Этот Приют поочередно принадлежал монахам Сен-Жан-де-Ерузалем, рыцарям Родоса и мальтийским рыцарям, дававшим путешественникам кров и защиту, теперь превратился в обыкновенный постоялый двор.
Дом стоит на поляне, у которой кончается Национальная Тулузская дорога, идущая здесь уже по испанской территории. Дальше дорога перестает быть проезжей, и идет лишь тропа для мулов, крутые петли которой, спрятанные под снегом девять месяцев в году, взбираются до перевала Венаск на высоте 2450 метров.
Приют открылся всего несколько дней назад, так как здесь, в высоко расположенной долине Верхней Гаронны, снег только что стаял, но уже вокруг расположились стада овец, перегоняемых на пастбища. Мы прокладываем себе дорогу среди стада крупных овец пиренейской породы и добираемся до двери, в проеме которой, как в раме, виден атлетический силуэт Гориллона, содержателя Приюта, и прославленного гида по району Люшона.
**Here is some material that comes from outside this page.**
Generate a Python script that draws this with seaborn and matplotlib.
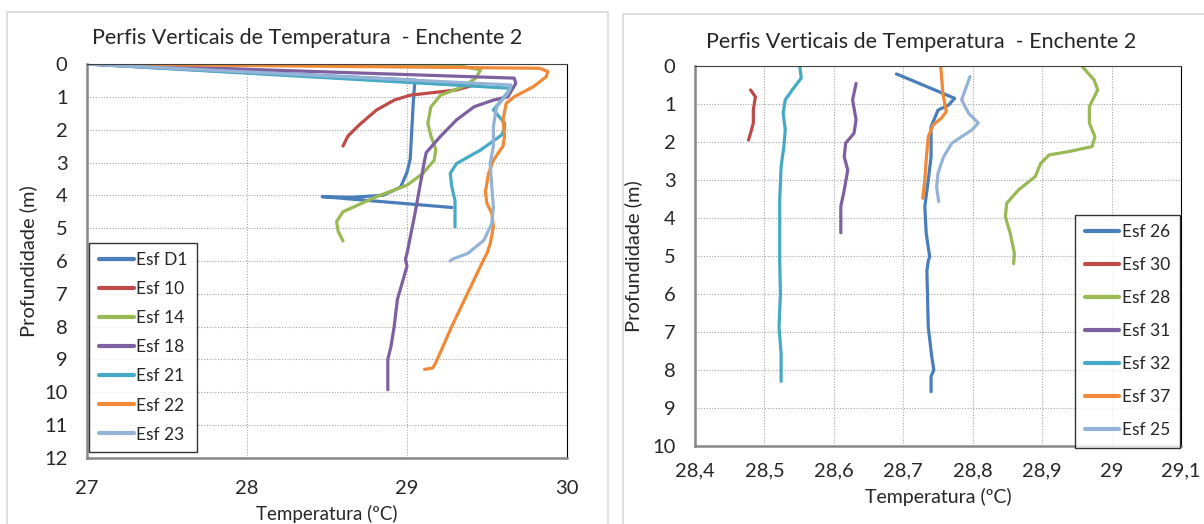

Вероятно, в этом году мы его первые постояльцы, и он извиняется за скудость своих припасов. Он удивляется, что мы решили совершить восхождение на Нетху в такое необычное время года, и делится с нами своими пастушескими заботами. Полчища полевых мышей опустошают необозримые пастбища Кампсор и Румингау, медведи стали слишком дерзкими, и под их когтями уже погибли восемь овец и прекрасная собака пиренейской породы. Стада нельзя ни на минуту оставлять без присмотра, и на ночь, вместо того чтобы держать их на высокогорных пастбищах, приходится сгонять вниз до самого Приюта, где они находятся под охраной больших сторожевых псов.
На следующий день в пять часов утра, пока мы медленно, как и полагается в начале пути, идем по лесистым склонам долины в верховьях Пика, нас нагоняет, окружает со всех сторон и обгоняет бескрайнее стадо овец, совершающее свой ежедневный переход на пастбища.